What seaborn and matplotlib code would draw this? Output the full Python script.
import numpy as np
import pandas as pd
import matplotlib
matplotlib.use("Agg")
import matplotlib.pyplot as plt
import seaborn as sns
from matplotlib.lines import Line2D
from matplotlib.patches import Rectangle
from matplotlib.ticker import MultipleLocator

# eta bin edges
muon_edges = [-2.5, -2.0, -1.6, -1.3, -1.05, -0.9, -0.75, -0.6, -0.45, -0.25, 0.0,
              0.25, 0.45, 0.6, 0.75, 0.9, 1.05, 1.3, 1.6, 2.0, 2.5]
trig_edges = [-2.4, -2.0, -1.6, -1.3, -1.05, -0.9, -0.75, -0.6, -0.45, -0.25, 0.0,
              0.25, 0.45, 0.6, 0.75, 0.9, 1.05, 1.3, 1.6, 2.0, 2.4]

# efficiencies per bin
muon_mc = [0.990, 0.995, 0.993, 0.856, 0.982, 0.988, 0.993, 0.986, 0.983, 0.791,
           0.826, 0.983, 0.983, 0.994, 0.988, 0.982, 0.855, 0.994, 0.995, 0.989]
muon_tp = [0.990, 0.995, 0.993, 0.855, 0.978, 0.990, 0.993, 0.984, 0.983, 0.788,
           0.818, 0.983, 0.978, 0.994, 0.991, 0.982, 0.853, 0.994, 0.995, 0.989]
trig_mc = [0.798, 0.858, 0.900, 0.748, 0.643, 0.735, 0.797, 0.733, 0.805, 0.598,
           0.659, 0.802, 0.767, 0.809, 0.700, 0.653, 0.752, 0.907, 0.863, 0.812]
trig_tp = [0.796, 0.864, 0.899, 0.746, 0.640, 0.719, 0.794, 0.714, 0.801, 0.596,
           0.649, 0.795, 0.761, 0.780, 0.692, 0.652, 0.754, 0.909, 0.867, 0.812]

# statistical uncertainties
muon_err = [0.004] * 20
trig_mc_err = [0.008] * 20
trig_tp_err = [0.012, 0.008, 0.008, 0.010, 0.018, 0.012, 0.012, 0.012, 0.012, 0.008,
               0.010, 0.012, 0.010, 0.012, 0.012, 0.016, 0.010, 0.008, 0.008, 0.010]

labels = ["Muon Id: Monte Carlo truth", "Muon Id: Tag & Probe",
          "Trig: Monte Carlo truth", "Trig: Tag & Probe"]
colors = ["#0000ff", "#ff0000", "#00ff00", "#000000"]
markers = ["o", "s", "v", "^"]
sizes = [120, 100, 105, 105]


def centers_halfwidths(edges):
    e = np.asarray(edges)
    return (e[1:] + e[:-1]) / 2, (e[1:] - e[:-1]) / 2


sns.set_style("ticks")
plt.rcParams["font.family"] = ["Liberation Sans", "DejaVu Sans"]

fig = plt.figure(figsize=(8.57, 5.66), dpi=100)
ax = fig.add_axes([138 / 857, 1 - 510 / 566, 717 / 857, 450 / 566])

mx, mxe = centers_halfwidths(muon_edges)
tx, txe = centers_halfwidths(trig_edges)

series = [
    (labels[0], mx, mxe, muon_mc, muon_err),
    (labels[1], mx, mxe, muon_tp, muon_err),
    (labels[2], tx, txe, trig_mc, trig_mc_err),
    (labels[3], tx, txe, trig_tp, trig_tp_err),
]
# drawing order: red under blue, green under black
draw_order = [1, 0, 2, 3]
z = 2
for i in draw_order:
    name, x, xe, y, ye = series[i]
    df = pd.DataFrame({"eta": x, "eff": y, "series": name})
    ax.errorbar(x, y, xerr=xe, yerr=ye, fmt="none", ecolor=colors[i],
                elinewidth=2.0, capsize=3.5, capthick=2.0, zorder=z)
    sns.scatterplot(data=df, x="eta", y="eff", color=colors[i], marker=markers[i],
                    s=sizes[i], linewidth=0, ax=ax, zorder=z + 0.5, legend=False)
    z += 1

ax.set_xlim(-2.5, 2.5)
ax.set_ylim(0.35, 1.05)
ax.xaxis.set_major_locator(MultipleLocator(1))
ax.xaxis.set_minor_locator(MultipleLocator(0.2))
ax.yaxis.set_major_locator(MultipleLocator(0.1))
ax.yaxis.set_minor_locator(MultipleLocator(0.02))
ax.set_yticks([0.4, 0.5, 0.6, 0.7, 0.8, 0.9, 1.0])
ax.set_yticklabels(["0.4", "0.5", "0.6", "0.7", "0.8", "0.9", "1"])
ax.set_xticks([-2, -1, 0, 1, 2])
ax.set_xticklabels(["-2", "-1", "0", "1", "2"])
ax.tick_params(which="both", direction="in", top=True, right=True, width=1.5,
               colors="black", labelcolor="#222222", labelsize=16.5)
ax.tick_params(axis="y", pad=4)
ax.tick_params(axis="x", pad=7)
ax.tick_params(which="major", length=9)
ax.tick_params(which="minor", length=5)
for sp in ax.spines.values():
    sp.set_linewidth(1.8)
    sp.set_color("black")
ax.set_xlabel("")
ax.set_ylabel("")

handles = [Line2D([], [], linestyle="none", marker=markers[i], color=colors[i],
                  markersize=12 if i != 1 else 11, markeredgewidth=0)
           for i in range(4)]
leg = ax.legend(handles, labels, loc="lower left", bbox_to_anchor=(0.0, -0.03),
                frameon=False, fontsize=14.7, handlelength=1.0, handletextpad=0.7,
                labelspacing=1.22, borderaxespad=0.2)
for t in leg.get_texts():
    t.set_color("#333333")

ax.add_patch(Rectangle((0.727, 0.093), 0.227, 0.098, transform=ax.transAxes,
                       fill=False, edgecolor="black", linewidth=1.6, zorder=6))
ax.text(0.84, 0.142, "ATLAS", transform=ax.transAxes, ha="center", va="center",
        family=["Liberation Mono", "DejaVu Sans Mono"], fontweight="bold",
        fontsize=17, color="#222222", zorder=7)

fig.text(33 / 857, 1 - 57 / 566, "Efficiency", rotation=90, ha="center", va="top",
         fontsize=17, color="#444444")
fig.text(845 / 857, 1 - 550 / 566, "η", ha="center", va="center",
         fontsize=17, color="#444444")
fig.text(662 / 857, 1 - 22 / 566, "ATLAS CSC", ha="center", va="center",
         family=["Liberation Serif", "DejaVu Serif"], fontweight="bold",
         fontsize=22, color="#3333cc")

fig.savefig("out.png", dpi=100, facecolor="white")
^^^^
SET PROBLEM:
Include the first line, the line containing "sizes = [120, 100, 105, 105]", and every line between them, copied exactly from the material above; output no other line.

EXERCISE RESPONSE:
What seaborn and matplotlib code would draw this? Output the full Python script.
import numpy as np
import pandas as pd
import matplotlib
matplotlib.use("Agg")
import matplotlib.pyplot as plt
import seaborn as sns
from matplotlib.lines import Line2D
from matplotlib.patches import Rectangle
from matplotlib.ticker import MultipleLocator

# eta bin edges
muon_edges = [-2.5, -2.0, -1.6, -1.3, -1.05, -0.9, -0.75, -0.6, -0.45, -0.25, 0.0,
              0.25, 0.45, 0.6, 0.75, 0.9, 1.05, 1.3, 1.6, 2.0, 2.5]
trig_edges = [-2.4, -2.0, -1.6, -1.3, -1.05, -0.9, -0.75, -0.6, -0.45, -0.25, 0.0,
              0.25, 0.45, 0.6, 0.75, 0.9, 1.05, 1.3, 1.6, 2.0, 2.4]

# efficiencies per bin
muon_mc = [0.990, 0.995, 0.993, 0.856, 0.982, 0.988, 0.993, 0.986, 0.983, 0.791,
           0.826, 0.983, 0.983, 0.994, 0.988, 0.982, 0.855, 0.994, 0.995, 0.989]
muon_tp = [0.990, 0.995, 0.993, 0.855, 0.978, 0.990, 0.993, 0.984, 0.983, 0.788,
           0.818, 0.983, 0.978, 0.994, 0.991, 0.982, 0.853, 0.994, 0.995, 0.989]
trig_mc = [0.798, 0.858, 0.900, 0.748, 0.643, 0.735, 0.797, 0.733, 0.805, 0.598,
           0.659, 0.802, 0.767, 0.809, 0.700, 0.653, 0.752, 0.907, 0.863, 0.812]
trig_tp = [0.796, 0.864, 0.899, 0.746, 0.640, 0.719, 0.794, 0.714, 0.801, 0.596,
           0.649, 0.795, 0.761, 0.780, 0.692, 0.652, 0.754, 0.909, 0.867, 0.812]

# statistical uncertainties
muon_err = [0.004] * 20
trig_mc_err = [0.008] * 20
trig_tp_err = [0.012, 0.008, 0.008, 0.010, 0.018, 0.012, 0.012, 0.012, 0.012, 0.008,
               0.010, 0.012, 0.010, 0.012, 0.012, 0.016, 0.010, 0.008, 0.008, 0.010]

labels = ["Muon Id: Monte Carlo truth", "Muon Id: Tag & Probe",
          "Trig: Monte Carlo truth", "Trig: Tag & Probe"]
colors = ["#0000ff", "#ff0000", "#00ff00", "#000000"]
markers = ["o", "s", "v", "^"]
sizes = [120, 100, 105, 105]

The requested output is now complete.